La trampa de las estadísticas —ya saben: hay verdades, mentiras y estadísticas— nos pueden hacer ver realidades que no existen. Casi siempre son más importantes las percepciones cualitativas que las cuantitativas. No en vano, el origen de la política es algo muy imperfecto, volátil y, en parte, misterioso: seres humanos.

Atendiendo a la matemática, el PSOE ha obtenido una rotunda victoria en votos (un 45% más que el segundo) y en escaños (un 46% más); aunque está lejos de la mayoría absoluta, tiene varias opciones para lograr la investidura y llegar a acuerdos con otros partidos. La derecha, por su parte, ha quedado dramáticamente dividida en tres bajos porcentajes (16,7%, 15,9% y 10,3%), habiendo sufrido su partido de referencia la mayor debacle desde 1977.

Con estos números, la euforia, casi a modo de fiesta permanente, debería reinar en la izquierda en general y en Ferraz en particular. Por contra, la alegría contenida y la calma chicha que se han instalado tras el 28-A conforman un clima emocional que dice mucho más de la realidad política que las estadísticas.

Esa realidad que opera como freno emocional tiene tres orígenes: la convocatoria electoral del 26-M, las consecuencias cualitativas de sumar los votos de toda la izquierda y toda la derecha, y la todavía incierta batalla entre la nueva y la vieja política. Estos tres ejes de análisis obligan a reconocer que, a pesar de la contundencia de los resultados del 28-A, las espadas están en todo lo alto.

Como ya adelanté que ocurriría en el artículo de la semana pasada, todo ha quedado paralizado hasta el 26-M, que se ha convertido en una segunda vuelta. La razón es sencilla: nadie va a empezar a negociar pudiendo ganar poder negociador tras las elecciones autonómicas, municipales y europeas. Podemos criticar esta vertiente irritantemente táctica de la política, pero la lógica racional es aplastante.
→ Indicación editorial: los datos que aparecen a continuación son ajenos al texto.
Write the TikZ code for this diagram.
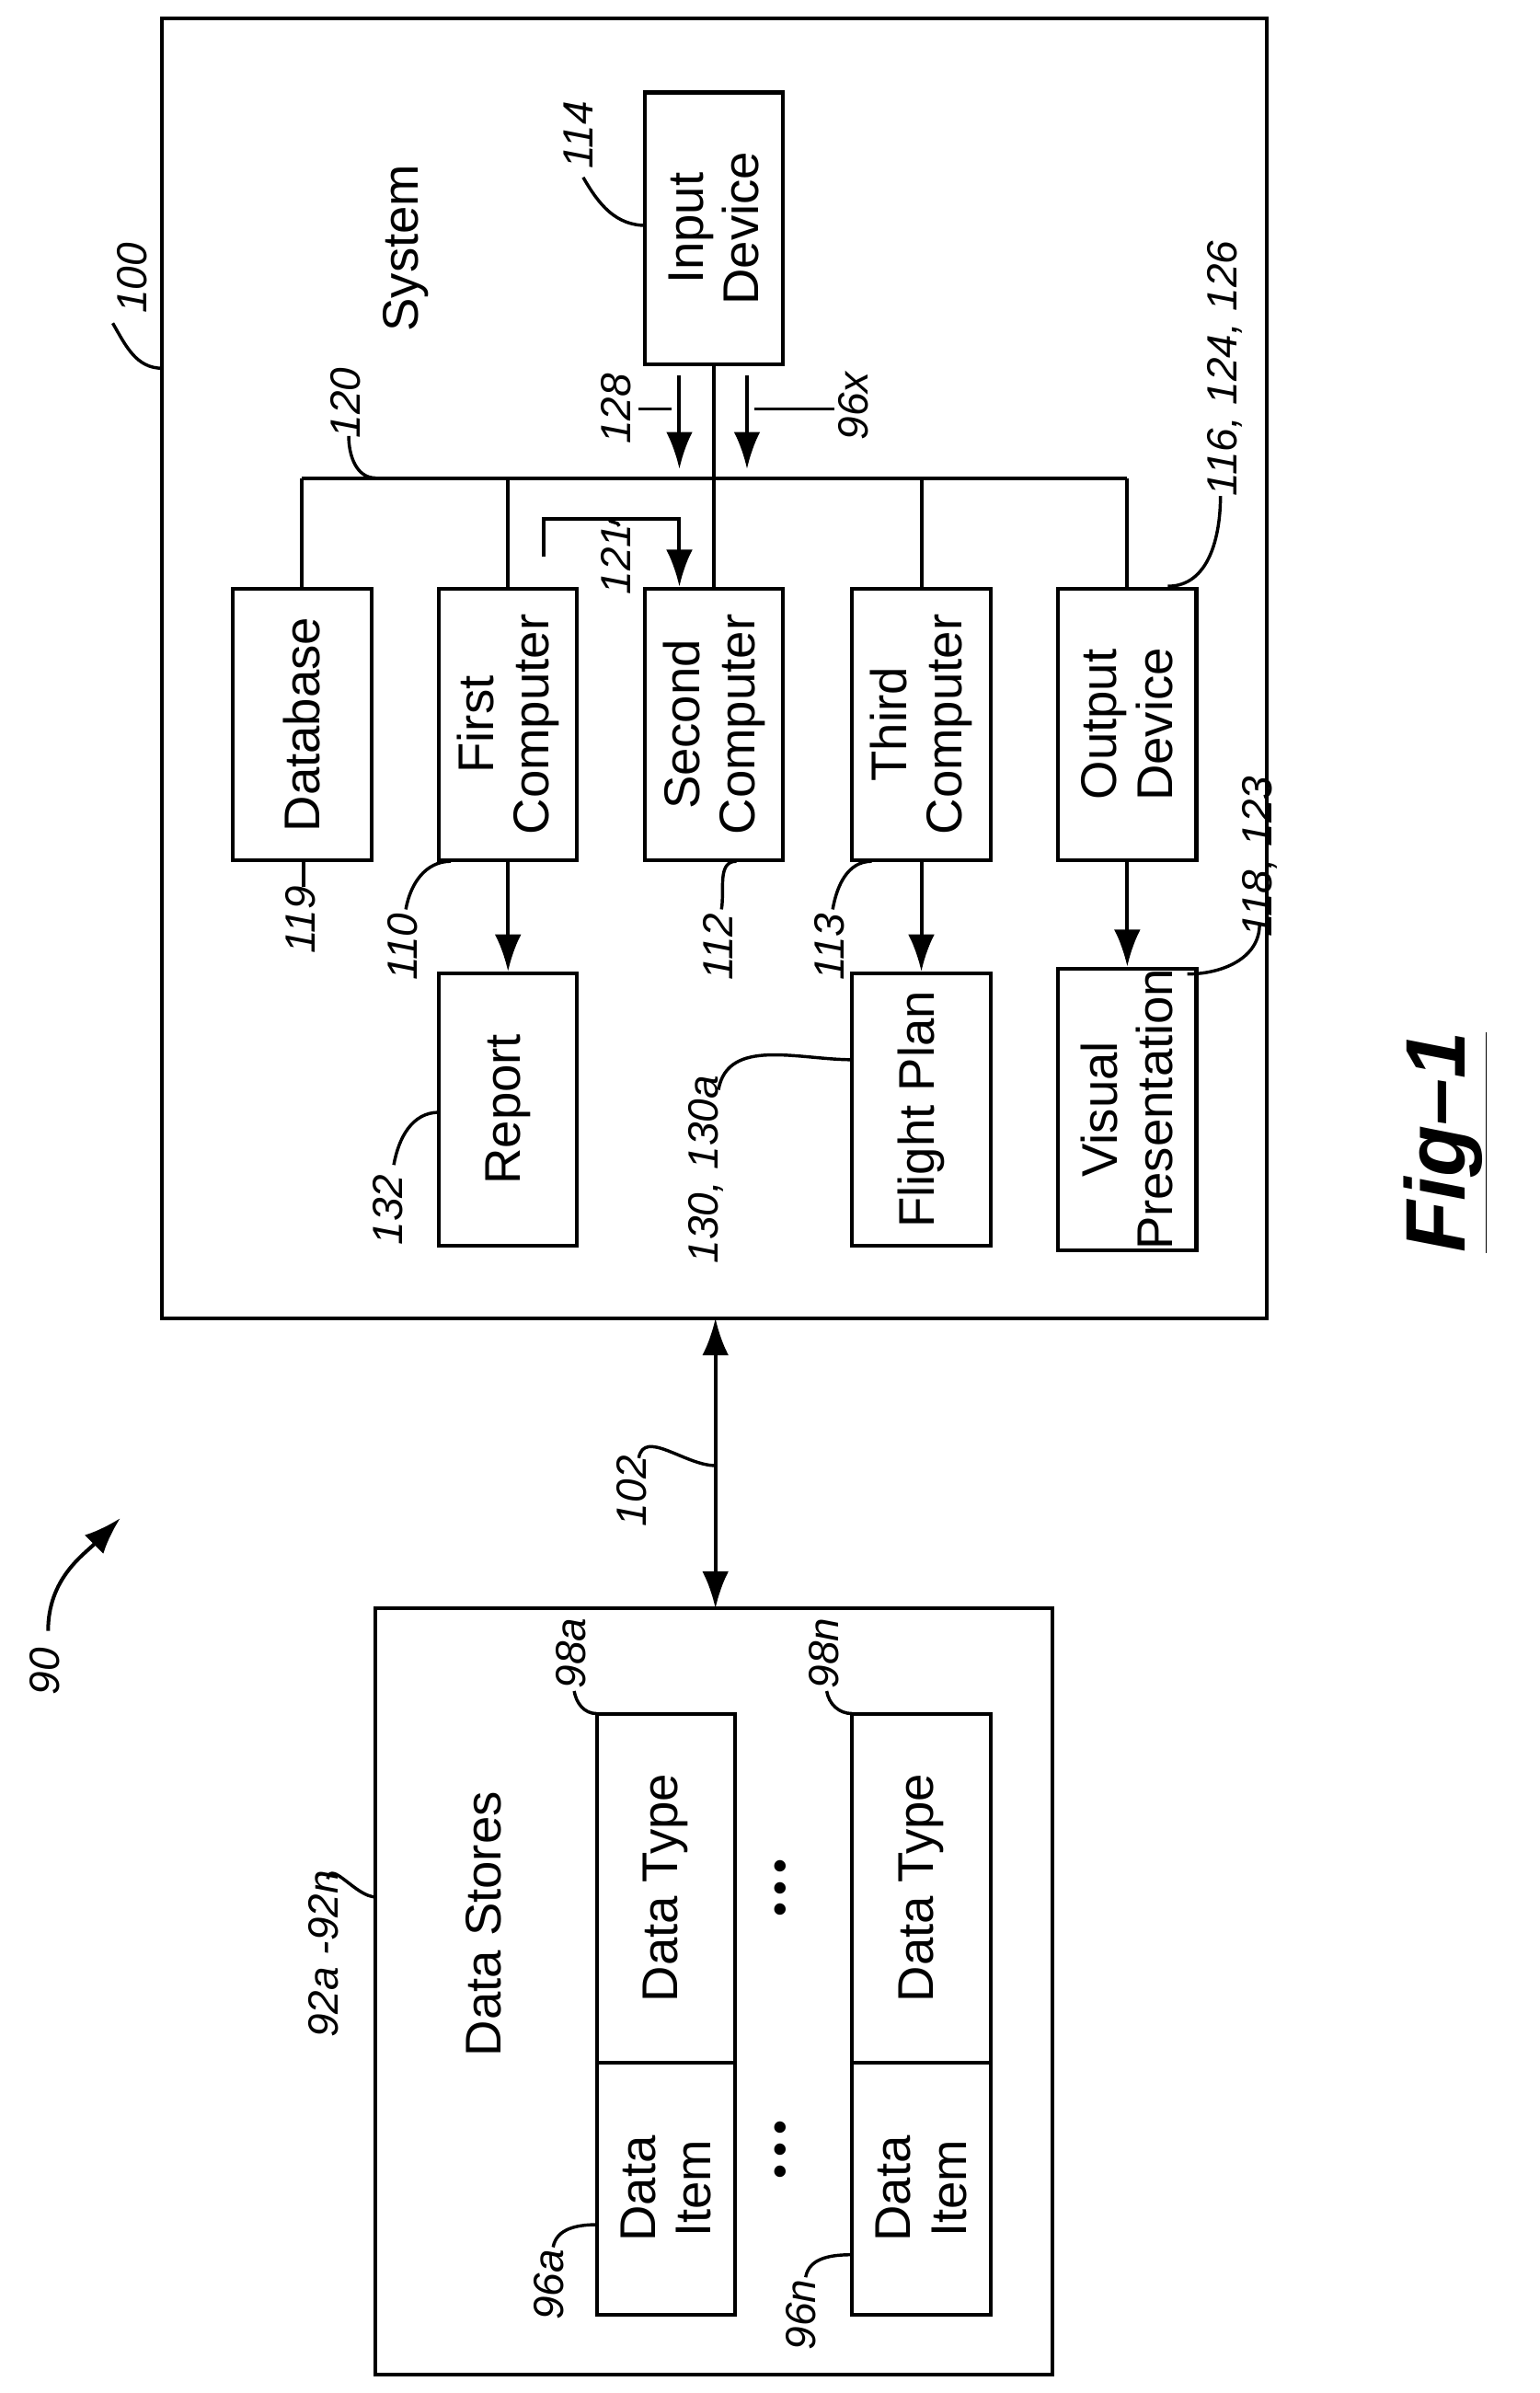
\documentclass[tikz,border=0pt]{standalone}
\usepackage{fontspec}
\setmainfont{Liberation Sans}
\usetikzlibrary{arrows.meta}
\tikzset{
  box/.style={draw,line width=1.4pt,rotate=90,align=center,inner sep=0pt,
              minimum width=3.62cm,minimum height=1.84cm,
              font=\fontsize{19}{21}\selectfont},
  num/.style={rotate=90,font=\fontsize{16}{18}\selectfont\itshape,inner sep=1pt},
  lead/.style={line width=1.2pt},
  conn/.style={line width=1.4pt},
  arr/.style={conn,-{Latex[length=14pt,width=10pt]}},
  dots/.style={rotate=90,font=\fontsize{16}{16}\selectfont,inner sep=0pt}
}
\begin{document}
\begin{tikzpicture}[x=0.02cm,y=-0.02cm]
\useasboundingbox (0,0) rectangle (1024,1592);
% system box
\draw[conn] (108,12) rectangle (843,877);
\node[rotate=90,font=\fontsize{19}{21}\selectfont] (systxt) at (270,165) {System};
\node[box] (inp) at (475,152) {Input\\Device};
% computers row
\node[box] (db) at (201,482) {Database};
\node[box] (fc) at (338,482) {First\\Computer};
\node[box] (sc) at (475,482) {Second\\Computer};
\node[box] (tc) at (613,482) {Third\\Computer};
\node[box] (od) at (750,482) {Output\\Device};
% outputs row
\node[box] (rep) at (338,738) {Report};
\node[box] (fp) at (613,738) {Flight Plan};
\node[box] (vp) at (750,738) {Visual\\Presentation};
% bus
\coordinate (busl) at (201,318);
\coordinate (busr) at (750,318);
\draw[conn] (busl) -- (busr);
\foreach \n in {db,fc,sc,tc,od} \draw[conn] (\n.east |- busl) -- (\n.east);
\draw[conn] (inp.west) -- (inp.west |- busl);
\coordinate (a128s) at (452,250); \coordinate (a128e) at (452,312);
\coordinate (a96s) at (497,250); \coordinate (a96e) at (497,312);
\draw[arr] (a128s) -- (a128e);
\draw[arr] (a96s) -- (a96e);
\coordinate (b1) at (362,370); \coordinate (b2) at (362,345); \coordinate (b3) at (452,345);
\draw[arr] (b1) -- (b2) -- (b3) -- (b3 |- sc.east);
\draw[arr] (fc.west) -- (rep.east);
\draw[arr] (tc.west) -- (fp.east);
\draw[arr] (od.west) -- (vp.east);
% labels system
\node[num] (l100) at (88,185) {100};
\draw[lead] (75,215) to[out=-60,in=180] (108,245);
\node[num] (l114) at (385,90) {114};
\draw[lead] (388,118) to[out=-60,in=180] (430,150);
\node[num] (l120) at (230,268) {120};
\draw[lead] (232,290) to[out=-90,in=180] (250,318);
\node[num] (l128) at (410,272) {128};
\draw[lead] (425,272) -- (447,272);
\node[num] (l96x) at (568,270) {96x};
\draw[lead] (502,272) -- (555,272);
\node[num] (l116) at (815,245) {116, 124, 126};
\draw[lead] (812,330) to[out=-90,in=0] (777,390);
\node[num] (l121) at (410,372) {121};
\draw[lead] (412,350) to[out=90,in=-90] (405,345);
\node[num] (l119) at (200,612) {119};
\draw[lead] (202,590) to[out=90,in=-90] (202,573);
\node[num] (l110) at (268,630) {110};
\draw[lead] (270,605) to[out=80,in=180] (300,573);
\node[num] (l112) at (478,630) {112};
\draw[lead] (480,605) to[out=80,in=180] (490,573);
\node[num] (l113) at (552,630) {113};
\draw[lead] (554,605) to[out=80,in=180] (580,573);
\node[num] (l118) at (838,570) {118, 123};
\draw[lead] (838,615) to[out=-90,in=0] (790,648);
\node[num] (l132) at (258,805) {132};
\draw[lead] (262,775) to[out=80,in=180] (292,740);
\node[num] (l130) at (470,778) {130, 130a};
\draw[lead] (478,725) to[out=80,in=180] (567,705);
% link
\coordinate (lkt) at (476,877); \coordinate (lkb) at (476,1070);
\draw[conn,{Latex[length=14pt,width=10pt]}-{Latex[length=14pt,width=10pt]}] (lkt) -- (lkb);
\node[num] (l102) at (420,992) {102};
\draw[lead] (425,970) to[out=80,in=180] (476,975);
% data stores
\draw[conn] (250,1070) rectangle (700,1580);
\node[rotate=90,font=\fontsize{19}{21}\selectfont] (dstxt) at (322,1280) {Data Stores};
\node[box,minimum width=4.64cm] (dta) at (443,1256) {Data Type};
\node[box,minimum width=3.36cm] (dia) at (443,1456) {Data\\Item};
\node[box,minimum width=4.64cm] (dtn) at (613,1256) {Data Type};
\node[box,minimum width=3.36cm] (din) at (613,1456) {Data\\Item};
\node[dots] (d1) at (522,1256) {\textbullet\,\textbullet\,\textbullet};
\node[dots] (d2) at (522,1430) {\textbullet\,\textbullet\,\textbullet};
\node[num] (l92) at (215,1300) {92a -92n};
\draw[lead] (218,1250) to[out=80,in=180] (250,1262);
\node[num] (l98a) at (380,1100) {98a};
\draw[lead] (382,1125) to[out=-80,in=180] (397,1140);
\node[num] (l98n) at (548,1100) {98n};
\draw[lead] (550,1125) to[out=-80,in=180] (567,1140);
\node[num] (l96a) at (365,1520) {96a};
\draw[lead] (368,1495) to[out=80,in=180] (397,1480);
\node[num] (l96n) at (533,1540) {96n};
\draw[lead] (536,1515) to[out=80,in=180] (567,1500);
% figure number
\node[num] (l90) at (30,1112) {90};
\coordinate (a90) at (80,1010);
\draw[arr] (32,1085) to[out=90,in=-135] (a90);
\node[rotate=90,font=\fontsize{32}{32}\selectfont\bfseries\itshape] (fig) at (962,760) {\underline{Fig--1}};
\end{tikzpicture}
\end{document}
El precio de la investidura aumentará mucho si el reparto del poder territorial es desfavorable al partido ganador en las generales; además, parece probable que para conformar gobiernos autonómicos, el PSOE dependa de Ciudadanos, el partido con el que no quiere pactar en Moncloa. Así las cosas, deberá elegir entre ceder a una negociación global con Rivera que incluya el Gobierno de España para no perder poder territorial, o asumir la pérdida de algunos territorios en favor del tripartito de derechas, de manera que se produciría una compleja división de poder: el PSOE en el Gobierno central, la derecha en Autonomías importantes y los nacionalistas en sus feudos estratégicos.
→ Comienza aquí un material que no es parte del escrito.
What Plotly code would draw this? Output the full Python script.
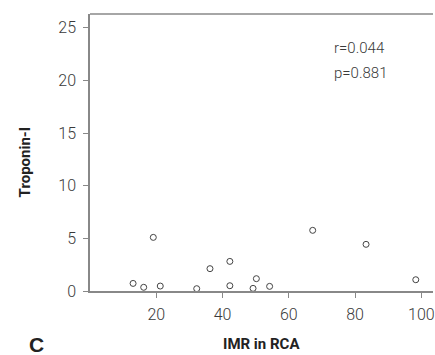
import plotly.graph_objects as go

imr = [13.0, 16.2, 19.1, 21.2, 32.2, 36.2, 42.2, 42.2, 49.2, 50.2, 54.2, 67.2, 83.3, 98.3]
troponin = [0.72, 0.35, 5.09, 0.47, 0.22, 2.12, 2.81, 0.50, 0.25, 1.17, 0.44, 5.76, 4.43, 1.07]
x_ticks = [20, 40, 60, 80, 100]
y_ticks = [0, 5, 10, 15, 20, 25]
stats_text = ["r=0.044", "p=0.881"]

W, H = 435, 355
L, R, T, B = 90, 0, 14, 64

fig = go.Figure()
fig.add_trace(go.Scatter(
    x=imr, y=troponin, mode="markers",
    marker=dict(symbol="circle-open", size=6, color="#444", line=dict(width=1, color="#444")),
    showlegend=False, hoverinfo="skip"))

axis_font = dict(family="Roboto", size=16, color="#3a3a3a", weight=300)
fig.update_xaxes(range=[0, 103.5], tickvals=x_ticks, ticks="outside", ticklen=5,
                 tickcolor="#888", tickwidth=1.2, showline=True, linecolor="#888", linewidth=1.5,
                 showgrid=False, zeroline=False, tickfont=axis_font, ticklabelstandoff=3,
                 ticklabeloverflow="allow")
fig.update_yaxes(range=[0, 26.3], tickvals=y_ticks, ticks="outside", ticklen=5,
                 tickcolor="#888", tickwidth=1.2, showline=True, linecolor="#888", linewidth=1.5,
                 showgrid=False, zeroline=False, tickfont=axis_font, ticklabelstandoff=4,
                 ticklabeloverflow="allow")

fig.add_shape(type="line", xref="paper", yref="paper", x0=0, x1=1, y0=1, y1=1,
              line=dict(color="#888", width=1.5))

ann = []
ann.append(dict(text="<b>IMR in RCA</b>", xref="paper", yref="paper", x=0.5, y=-(344 - (H - B)) / (H - T - B),
                xanchor="center", yanchor="middle", showarrow=False,
                font=dict(family="Roboto", size=15, color="#222")))
ann.append(dict(text="<b>Troponin-I</b>", xref="paper", yref="paper", x=-(90 - 25) / (W - L - R),
                y=(H - B - 162) / (H - T - B), textangle=-90,
                xanchor="center", yanchor="middle", showarrow=False,
                font=dict(family="Roboto", size=15, color="#222")))
ann.append(dict(text="<b>C</b>", xref="paper", yref="paper", x=-(90 - 36) / (W - L - R),
                y=-(344 - (H - B)) / (H - T - B),
                xanchor="center", yanchor="middle", showarrow=False,
                font=dict(family="Liberation Sans", size=21, color="#222")))
for i, t in enumerate(stats_text):
    ann.append(dict(text=t, xref="x", yref="paper", x=(333 - L) / ((W - L - R) / 103.5),
                    y=(H - B - (48 + 25 * i)) / (H - T - B),
                    xanchor="left", yanchor="middle", showarrow=False,
                    font=dict(family="Roboto", size=15, color="#3a3a3a", weight=300)))

fig.update_layout(width=W, height=H, margin=dict(l=L, r=R, t=T, b=B),
                  plot_bgcolor="white", paper_bgcolor="white", annotations=ann)

fig.write_html("out.html")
La segunda razón para la euforia contenida es que el 28-A ha arrojado una correlación de fuerzas entre la izquierda y la derecha que, en contra de las apariencias, es la sexta peor de la democracia para la izquierda. La mejor fue en 1982, cuando la suma de las izquierdas superó a la de las derechas en 3.396.398 votos y la peor en 2011 cuando se produjo una ventaja para las derechas de 3.100.821. De hecho, la suma de los votos de derechas el 28-A (11.169.796) es la tercera mejor desde 1977, mientras que en el caso de las izquierdas (11.472.359) es solo la sexta mejor. Dicho de otra manera, ha habido una derrota electoral de la derecha, pero no una derrota sociológica. El empate técnico en votos y el crónico empeoramiento de la correlación de fuerzas para la izquierda desde 1982 es un importante factor corrector de la alegría por la victoria.
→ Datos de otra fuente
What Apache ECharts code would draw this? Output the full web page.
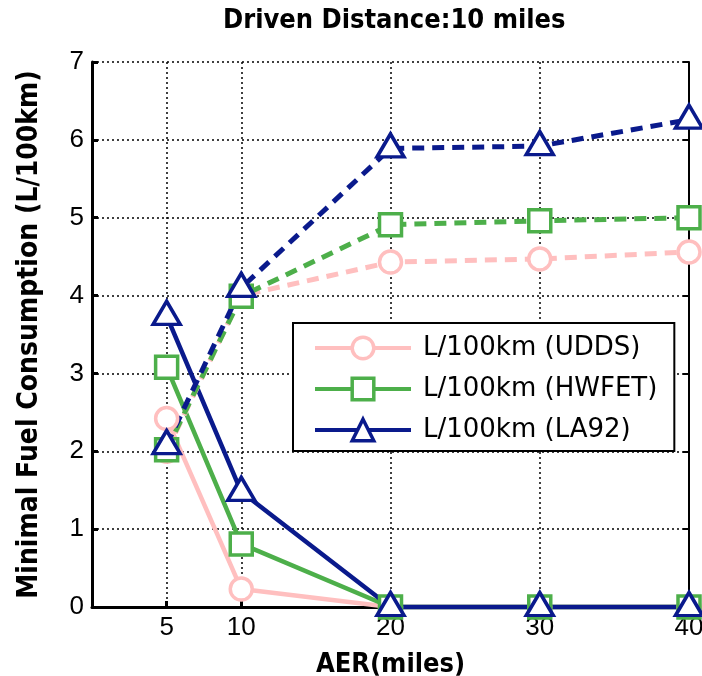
<!DOCTYPE html>
<html>
<head>
<meta charset="utf-8">
<script src="https://cdn.jsdelivr.net/npm/echarts@6/dist/echarts.min.js"></script>
<style>html,body{margin:0;padding:0;background:#fff}#c{width:702px;height:676px}</style>
</head>
<body>
<div id="c"></div>
<script>
const xValues = [5, 10, 20, 30, 40];
const xTicks = [5, 10, 20, 30, 40];
const uddsSolid = [2.42, 0.23, 0, 0, 0];
const hwfetSolid = [3.08, 0.81, 0, 0, 0];
const la92Solid = [3.74, 1.48, 0, 0, 0];
const uddsDash = [2.0, 4.0, 4.43, 4.47, 4.56];
const hwfetDash = [2.02, 3.99, 4.91, 4.96, 5.0];
const la92Dash = [2.08, 4.1, 5.89, 5.92, 6.26];
const names = ['L/100km (UDDS)', 'L/100km (HWFET)', 'L/100km (LA92)'];

const PINK = '#ffbfbf', GREEN = '#4daf4a', BLUE = '#0a1a8c';
const pair = arr => xValues.map((x, i) => [x, arr[i]]);
const tickFont = 'Liberation Sans';
const legendFont = 'DejaVu Sans';
const boldFont = '"DejaVu Sans Condensed", "Liberation Sans"';

function mk(name, data, color, symbol, size, dashed, offset) {
  return {
    name: name, type: 'line', data: pair(data),
    symbol: symbol, symbolSize: size, showSymbol: true,
    symbolOffset: offset || [0, 0],
    lineStyle: { color: color, width: dashed ? 5 : 4.5, type: dashed ? [12, 8] : 'solid' },
    itemStyle: { color: '#fff', borderColor: color, borderWidth: 3.5 },
    emphasis: { disabled: true }, animation: false, clip: false
  };
}

const chart = echarts.init(document.getElementById('c'));
chart.setOption({
  backgroundColor: '#fff',
  animation: false,
  title: {
    text: 'Driven Distance:10 miles', left: 218, top: 2,
    textStyle: { fontFamily: boldFont, fontWeight: 'bold', fontSize: 27, color: '#000' }
  },
  grid: { left: 92, right: 13, top: 62, bottom: 69, containLabel: false, outerBoundsMode: 'none' },
  legend: {
    data: names, orient: 'vertical', left: 293, top: 323,
    itemWidth: 96, itemHeight: 27, itemGap: 15,
    padding: [12, 17, 8, 20],
    borderColor: '#000', borderWidth: 2, backgroundColor: '#fff',
    lineStyle: { width: 4 },
    itemStyle: { borderWidth: 3.5 },
    textStyle: { fontFamily: legendFont, fontSize: 26, color: '#000', padding: [0, 0, 0, 7] }
  },
  xAxis: {
    type: 'value', min: 0, max: 40,
    name: 'AER(miles)', nameLocation: 'middle', nameGap: 44,
    nameTextStyle: { fontFamily: boldFont, fontWeight: 'bold', fontSize: 27, color: '#000' },
    axisLine: { show: true, onZero: false, lineStyle: { color: '#000', width: 3 } },
    axisTick: { show: true, inside: true, length: 6, customValues: xTicks, lineStyle: { color: '#000', width: 3 } },
    axisLabel: { customValues: xTicks, fontFamily: tickFont, fontSize: 26, color: '#000', margin: 8 },
    splitLine: { show: true, lineStyle: { color: '#000', width: 1.5, type: [2, 3] } }
  },
  yAxis: [{
    type: 'value', min: 0, max: 7, interval: 1,
    name: 'Minimal Fuel Consumption (L/100km)', nameLocation: 'middle', nameGap: 48,
    nameTextStyle: { fontFamily: boldFont, fontWeight: 'bold', fontSize: 28, color: '#000' },
    axisLine: { show: true, lineStyle: { color: '#000', width: 3 } },
    axisTick: { show: true, inside: true, length: 6, lineStyle: { color: '#000', width: 3 } },
    axisLabel: { fontFamily: tickFont, fontSize: 26, color: '#000', margin: 8 },
    splitLine: { show: true, lineStyle: { color: '#000', width: 1.5, type: [2, 3] } }
  }, {
    type: 'value', min: 0, max: 7, interval: 1, position: 'right',
    axisLine: { show: true, lineStyle: { color: '#000', width: 2 } },
    axisTick: { show: true, inside: true, length: 6, lineStyle: { color: '#000', width: 2 } },
    axisLabel: { show: false }, splitLine: { show: false }
  }],
  series: [
    mk(names[0], uddsSolid, PINK, 'circle', 22, false),
    mk(names[1], hwfetSolid, GREEN, 'rect', 22, false),
    mk(names[2], la92Solid, BLUE, 'triangle', [27, 23], false, [0, -3]),
    mk('UDDS dashed', uddsDash, PINK, 'circle', 22, true),
    mk('HWFET dashed', hwfetDash, GREEN, 'rect', 22, true),
    mk('LA92 dashed', la92Dash, BLUE, 'triangle', [27, 23], true, [0, -3])
  ]
});
</script>
</body>
</html>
Finalmente, la tercera razón es el equilibrio entre lo que se ha venido llamando «vieja política» y «nueva política». Los partidos nuevos suman 10.564.428 y los tradicionales 11.836.778. Teniendo en cuenta que hace solo ocho años no había partidos nuevos y los dos clásicos sumaban 19.556.117 votos, es fácil comprender hasta qué punto se encuentran las espadas en alto también en este eje que, además, obliga a recordar que —aunque momentáneamente menos que la derecha— la izquierda también está dividida.

El intangible clima de euforia contenida proviene, pues, de que bajo la apariencia de aplastante victoria, producto de la ley electoral, subyace una razón sociológica que habla del estancamiento de la izquierda respecto a su objetivo último: mayorías sociales amplias para imponer cambios estructurales de verdadero calado.